WikiLeaks founder Julian Assange was granted a strict conditional bail in England this week while he awaits extradition hearings related to his arrest warrant for questioning in Sweden over his alleged sexual assault of two women there this past summer.
Some of the conditions in his bail agreement required that he provide a fixed address in England, as well as wear an ankle monitor and stay at said fixed address.
One of his lawyers, Mark Stephens, has repeatedly referred to his bail conditions as putting him under "mansion arrest."
Which mansion, you ask?
Famed British TV journalist Vaughan Smith has promised to be responsible for Assange's living quarters. Besides being owner of the posh Frontline Club in London, where Smith says Assange had been working for several recent months, Smith also lives in Suffolk, England, about 100 miles northeast of London near the coast.
Assange will be staying with Smith on his 650-acre estate in a Georgian Mansion, called Ellingham Hall.
Ellingham Hall's website requires a login, but its Facebook page says it is available for weddings. In the bio for the Hall, it reads:
"Ellingham Hall is a superb venue for beautiful lakeside wedding receptions, within a traditional parkland and with the optional support of our own first-rate catering. Ellingham Hall is a Georgian house set in traditional parkland in the Waveney Valley. Couples can have very personalized lakeside wedding receptions in the park, secure in the knowledge that they have a setting that is second to none."
Suffolk County is close to England's east coast, and is mostly flat. Its official tourism website encourages visitors to "indulge yourself in wide open spaces, beautiful coastline, incredible local food and drink and a wonderful range of luxury accommodation."
As for Vaughan Smith himself, he shot to prominence in the 1990s by being a freelance TV photographer who got some of the only combat video of U.S. forces advancing into Iraq, according to the Newseum. While working in Kosovo, Smith survived a sniper's bullet when it lodged in the cell phone he was carrying.

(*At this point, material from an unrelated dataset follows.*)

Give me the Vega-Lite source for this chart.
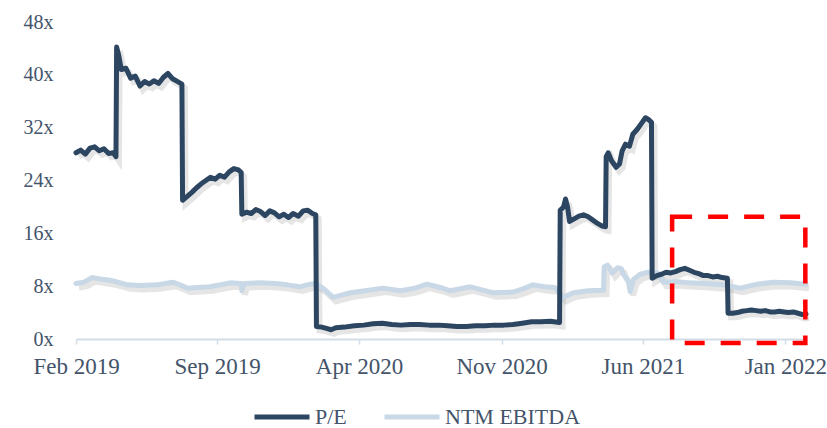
{
  "$schema": "https://vega.github.io/schema/vega-lite/v6.json",
  "width": 730,
  "height": 317,
  "autosize": "none",
  "padding": {"left": 76, "top": 22, "right": 21, "bottom": 89},
  "background": "white",
  "config": {
    "view": {"stroke": null},
    "font": "Liberation Serif",
    "axis": {"labelFont": "Liberation Serif", "labelColor": "#44546A", "labelFontSize": 20, "grid": false, "title": null},
    "legend": {"labelFont": "Liberation Serif", "labelColor": "#44546A", "labelFontSize": 22}
  },
  "datasets": {
    "pe": [
      {"date": "2019-02-01", "v": 28.2}, {"date": "2019-02-08", "v": 28.6}, {"date": "2019-02-15", "v": 28.0},
      {"date": "2019-02-22", "v": 28.9}, {"date": "2019-03-01", "v": 29.1}, {"date": "2019-03-08", "v": 28.5},
      {"date": "2019-03-15", "v": 28.8}, {"date": "2019-03-22", "v": 28.1}, {"date": "2019-03-29", "v": 28.2},
      {"date": "2019-04-02", "v": 27.6}, {"date": "2019-04-03", "v": 44.2}, {"date": "2019-04-06", "v": 43.0},
      {"date": "2019-04-10", "v": 40.8}, {"date": "2019-04-17", "v": 41.0}, {"date": "2019-04-24", "v": 39.5},
      {"date": "2019-05-01", "v": 39.8}, {"date": "2019-05-08", "v": 38.3}, {"date": "2019-05-15", "v": 39.0},
      {"date": "2019-05-22", "v": 38.6}, {"date": "2019-05-29", "v": 39.1}, {"date": "2019-06-05", "v": 38.7},
      {"date": "2019-06-12", "v": 39.6}, {"date": "2019-06-19", "v": 40.2}, {"date": "2019-06-26", "v": 39.4},
      {"date": "2019-07-03", "v": 39.0}, {"date": "2019-07-10", "v": 38.6}, {"date": "2019-07-11", "v": 21.0},
      {"date": "2019-07-18", "v": 21.6}, {"date": "2019-07-25", "v": 22.2}, {"date": "2019-08-01", "v": 22.9},
      {"date": "2019-08-08", "v": 23.5}, {"date": "2019-08-15", "v": 24.0}, {"date": "2019-08-22", "v": 24.5},
      {"date": "2019-08-29", "v": 24.2}, {"date": "2019-09-05", "v": 24.8}, {"date": "2019-09-12", "v": 24.5},
      {"date": "2019-09-19", "v": 25.3}, {"date": "2019-09-26", "v": 25.8}, {"date": "2019-10-03", "v": 25.6},
      {"date": "2019-10-07", "v": 25.2}, {"date": "2019-10-08", "v": 18.9}, {"date": "2019-10-15", "v": 19.2},
      {"date": "2019-10-22", "v": 19.0}, {"date": "2019-10-29", "v": 19.6}, {"date": "2019-11-05", "v": 19.3},
      {"date": "2019-11-12", "v": 18.7}, {"date": "2019-11-19", "v": 19.4}, {"date": "2019-11-26", "v": 19.1},
      {"date": "2019-12-03", "v": 18.5}, {"date": "2019-12-10", "v": 18.9}, {"date": "2019-12-17", "v": 18.4},
      {"date": "2019-12-24", "v": 19.0}, {"date": "2020-01-01", "v": 18.6}, {"date": "2020-01-08", "v": 19.4},
      {"date": "2020-01-15", "v": 19.5}, {"date": "2020-01-22", "v": 19.0}, {"date": "2020-01-27", "v": 18.8},
      {"date": "2020-01-28", "v": 1.9}, {"date": "2020-02-05", "v": 1.8}, {"date": "2020-02-12", "v": 1.6},
      {"date": "2020-02-19", "v": 1.4}, {"date": "2020-02-26", "v": 1.7}, {"date": "2020-03-10", "v": 1.8},
      {"date": "2020-03-25", "v": 2.0}, {"date": "2020-04-08", "v": 2.1}, {"date": "2020-04-22", "v": 2.3},
      {"date": "2020-05-06", "v": 2.4}, {"date": "2020-05-20", "v": 2.2}, {"date": "2020-06-03", "v": 2.1},
      {"date": "2020-06-17", "v": 2.2}, {"date": "2020-07-01", "v": 2.2}, {"date": "2020-07-15", "v": 2.1},
      {"date": "2020-07-29", "v": 2.1}, {"date": "2020-08-12", "v": 2.0}, {"date": "2020-08-26", "v": 1.9},
      {"date": "2020-09-09", "v": 1.9}, {"date": "2020-09-23", "v": 2.0}, {"date": "2020-10-07", "v": 2.0},
      {"date": "2020-10-21", "v": 2.1}, {"date": "2020-11-04", "v": 2.1}, {"date": "2020-11-18", "v": 2.2},
      {"date": "2020-12-02", "v": 2.4}, {"date": "2020-12-16", "v": 2.6}, {"date": "2020-12-30", "v": 2.6},
      {"date": "2021-01-13", "v": 2.7}, {"date": "2021-01-27", "v": 2.5}, {"date": "2021-01-28", "v": 19.5},
      {"date": "2021-02-02", "v": 20.0}, {"date": "2021-02-05", "v": 21.2}, {"date": "2021-02-08", "v": 20.0},
      {"date": "2021-02-11", "v": 17.8}, {"date": "2021-02-18", "v": 18.2}, {"date": "2021-02-25", "v": 18.6},
      {"date": "2021-03-04", "v": 18.8}, {"date": "2021-03-11", "v": 18.5}, {"date": "2021-03-18", "v": 18.0},
      {"date": "2021-03-25", "v": 17.5}, {"date": "2021-04-01", "v": 17.1}, {"date": "2021-04-06", "v": 17.0},
      {"date": "2021-04-07", "v": 27.6}, {"date": "2021-04-10", "v": 28.2}, {"date": "2021-04-15", "v": 27.0},
      {"date": "2021-04-22", "v": 26.0}, {"date": "2021-04-27", "v": 26.5}, {"date": "2021-05-01", "v": 28.5},
      {"date": "2021-05-06", "v": 29.5}, {"date": "2021-05-12", "v": 29.2}, {"date": "2021-05-17", "v": 31.0},
      {"date": "2021-05-24", "v": 31.8}, {"date": "2021-05-31", "v": 32.8}, {"date": "2021-06-05", "v": 33.5},
      {"date": "2021-06-10", "v": 33.2}, {"date": "2021-06-14", "v": 32.8}, {"date": "2021-06-15", "v": 9.2},
      {"date": "2021-06-22", "v": 9.6}, {"date": "2021-06-29", "v": 9.8}, {"date": "2021-07-06", "v": 10.1},
      {"date": "2021-07-13", "v": 10.0}, {"date": "2021-07-20", "v": 10.2}, {"date": "2021-07-27", "v": 10.5},
      {"date": "2021-08-03", "v": 10.7}, {"date": "2021-08-10", "v": 10.4}, {"date": "2021-08-17", "v": 10.1},
      {"date": "2021-08-24", "v": 9.9}, {"date": "2021-08-31", "v": 9.6}, {"date": "2021-09-07", "v": 9.6},
      {"date": "2021-09-14", "v": 9.4}, {"date": "2021-09-21", "v": 9.5}, {"date": "2021-09-28", "v": 9.3},
      {"date": "2021-10-06", "v": 9.2}, {"date": "2021-10-07", "v": 3.9}, {"date": "2021-10-14", "v": 3.9},
      {"date": "2021-10-21", "v": 4.0}, {"date": "2021-10-28", "v": 4.2}, {"date": "2021-11-04", "v": 4.3},
      {"date": "2021-11-11", "v": 4.4}, {"date": "2021-11-18", "v": 4.3}, {"date": "2021-11-25", "v": 4.2},
      {"date": "2021-12-02", "v": 4.3}, {"date": "2021-12-09", "v": 4.1}, {"date": "2021-12-16", "v": 4.1},
      {"date": "2021-12-23", "v": 4.2}, {"date": "2021-12-30", "v": 4.1}, {"date": "2022-01-06", "v": 4.0},
      {"date": "2022-01-13", "v": 4.1}, {"date": "2022-01-20", "v": 3.9}, {"date": "2022-01-27", "v": 3.7},
      {"date": "2022-02-01", "v": 3.8}
    ],
    "ebitda": [
      {"date": "2019-02-01", "v": 8.4}, {"date": "2019-02-13", "v": 8.6}, {"date": "2019-02-25", "v": 9.3},
      {"date": "2019-03-09", "v": 9.1}, {"date": "2019-03-24", "v": 8.9}, {"date": "2019-04-05", "v": 8.6},
      {"date": "2019-04-19", "v": 8.2}, {"date": "2019-05-08", "v": 8.1}, {"date": "2019-06-03", "v": 8.2},
      {"date": "2019-06-15", "v": 8.4}, {"date": "2019-06-27", "v": 8.6}, {"date": "2019-07-07", "v": 8.2},
      {"date": "2019-07-18", "v": 7.7}, {"date": "2019-08-03", "v": 7.8}, {"date": "2019-08-21", "v": 7.9},
      {"date": "2019-09-05", "v": 8.2}, {"date": "2019-09-20", "v": 8.5}, {"date": "2019-10-07", "v": 8.4},
      {"date": "2019-10-08", "v": 7.3}, {"date": "2019-10-11", "v": 8.4}, {"date": "2019-11-04", "v": 8.5},
      {"date": "2019-11-27", "v": 8.4}, {"date": "2019-12-15", "v": 8.2}, {"date": "2020-01-03", "v": 7.9},
      {"date": "2020-01-18", "v": 8.3}, {"date": "2020-01-27", "v": 8.4}, {"date": "2020-02-08", "v": 7.6},
      {"date": "2020-02-22", "v": 6.3}, {"date": "2020-03-04", "v": 6.6}, {"date": "2020-03-19", "v": 7.0},
      {"date": "2020-04-10", "v": 7.3}, {"date": "2020-05-07", "v": 7.7}, {"date": "2020-06-02", "v": 7.3},
      {"date": "2020-06-24", "v": 7.7}, {"date": "2020-07-12", "v": 8.3}, {"date": "2020-08-01", "v": 7.8},
      {"date": "2020-08-16", "v": 7.3}, {"date": "2020-09-15", "v": 7.9}, {"date": "2020-10-04", "v": 7.4},
      {"date": "2020-10-19", "v": 7.0}, {"date": "2020-11-18", "v": 7.1}, {"date": "2020-12-03", "v": 7.6},
      {"date": "2020-12-18", "v": 8.2}, {"date": "2021-01-05", "v": 7.9}, {"date": "2021-01-20", "v": 7.8},
      {"date": "2021-02-01", "v": 6.3}, {"date": "2021-02-17", "v": 7.0}, {"date": "2021-03-11", "v": 7.3},
      {"date": "2021-04-03", "v": 7.4}, {"date": "2021-04-04", "v": 10.9}, {"date": "2021-04-09", "v": 11.2},
      {"date": "2021-04-16", "v": 10.0}, {"date": "2021-04-24", "v": 10.8}, {"date": "2021-04-30", "v": 10.6},
      {"date": "2021-05-03", "v": 9.8}, {"date": "2021-05-10", "v": 8.8}, {"date": "2021-05-13", "v": 7.2},
      {"date": "2021-05-18", "v": 9.0}, {"date": "2021-05-28", "v": 9.8}, {"date": "2021-06-08", "v": 10.1},
      {"date": "2021-06-23", "v": 10.0}, {"date": "2021-07-02", "v": 8.6}, {"date": "2021-07-20", "v": 8.7},
      {"date": "2021-08-11", "v": 8.5}, {"date": "2021-09-03", "v": 8.4}, {"date": "2021-09-30", "v": 8.2},
      {"date": "2021-10-25", "v": 7.7}, {"date": "2021-11-20", "v": 8.3}, {"date": "2021-12-14", "v": 8.6},
      {"date": "2022-01-09", "v": 8.5}, {"date": "2022-02-01", "v": 8.3}
    ],
    "box": [{"date": "2021-07-15", "end": "2022-01-31", "lo": -0.6, "v": 18.5}]
  },
  "encoding": {
    "x": {
      "field": "date", "type": "temporal",
      "scale": {"type": "utc", "domain": [{"year": 2019, "month": 2, "date": 1, "utc": true}, {"year": 2022, "month": 2, "date": 1, "utc": true}]},
      "axis": {
        "values": [
          {"year": 2019, "month": 2, "date": 1, "utc": true},
          {"year": 2019, "month": 9, "date": 1, "utc": true},
          {"year": 2020, "month": 4, "date": 1, "utc": true},
          {"year": 2020, "month": 11, "date": 1, "utc": true},
          {"year": 2021, "month": 6, "date": 1, "utc": true},
          {"year": 2022, "month": 1, "date": 1, "utc": true}
        ],
        "format": "%b %Y",
        "labelFontSize": 23,
        "domainColor": "#D3DDE8", "domainWidth": 2,
        "tickColor": "#D3DDE8", "tickWidth": 1.5, "tickSize": 5,
        "labelPadding": 11, "labelOverlap": false, "labelFlush": false
      }
    },
    "y": {
      "field": "v", "type": "quantitative",
      "scale": {"domain": [0, 48], "nice": false, "zero": true},
      "axis": {
        "values": [0, 8, 16, 24, 32, 40, 48],
        "labelExpr": "datum.value + 'x'",
        "domain": false, "ticks": false, "tickSize": 0, "labelPadding": 23
      }
    }
  },
  "layer": [
    {
      "data": {"name": "ebitda"},
      "mark": {"type": "line", "strokeWidth": 6, "color": "#8A8A8A", "opacity": 0.22, "xOffset": 3, "yOffset": 4}
    },
    {
      "data": {"name": "pe"},
      "mark": {"type": "line", "strokeWidth": 6, "color": "#8A8A8A", "opacity": 0.22, "xOffset": 3, "yOffset": 4}
    },
    {
      "data": {"name": "ebitda"},
      "transform": [{"calculate": "'NTM EBITDA'", "as": "series"}],
      "mark": {"type": "line", "strokeWidth": 5, "strokeJoin": "round", "strokeCap": "round"},
      "encoding": {
        "color": {
          "field": "series", "type": "nominal",
          "scale": {"domain": ["P/E", "NTM EBITDA"], "range": ["#2C4662", "#C9D8E6"]},
          "legend": {
            "title": null, "orient": "none", "direction": "horizontal",
            "legendX": 176, "legendY": 365,
            "symbolType": "stroke", "symbolSize": 3025, "symbolStrokeWidth": 5,
            "labelOffset": 3, "columnPadding": 27
          }
        }
      }
    },
    {
      "data": {"name": "pe"},
      "transform": [{"calculate": "'P/E'", "as": "series"}],
      "mark": {"type": "line", "strokeWidth": 5, "strokeJoin": "round", "strokeCap": "round"},
      "encoding": {
        "color": {"field": "series", "type": "nominal"}
      }
    },
    {
      "data": {"name": "box"},
      "mark": {"type": "rect", "fill": null, "fillOpacity": 0, "stroke": "#FF0000", "strokeWidth": 4.5, "strokeDash": [20, 16], "clip": false},
      "encoding": {
        "x2": {"field": "end"},
        "y2": {"field": "lo"}
      }
    }
  ]
}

In a Dec. 7 letter to Frontline Club's 1,500 members defending his support of Assange, Smith said: "I am suspicious of the personal charges that have been made against Mr Assange and hope that this will be properly resolved by the courts. Certainly no credible charges have been brought regarding the leaking of the information itself. I can confirm that Mr Assange has spent much of the last several months working from our facilities at the Frontline Club. Earlier today I offered him an address for bail."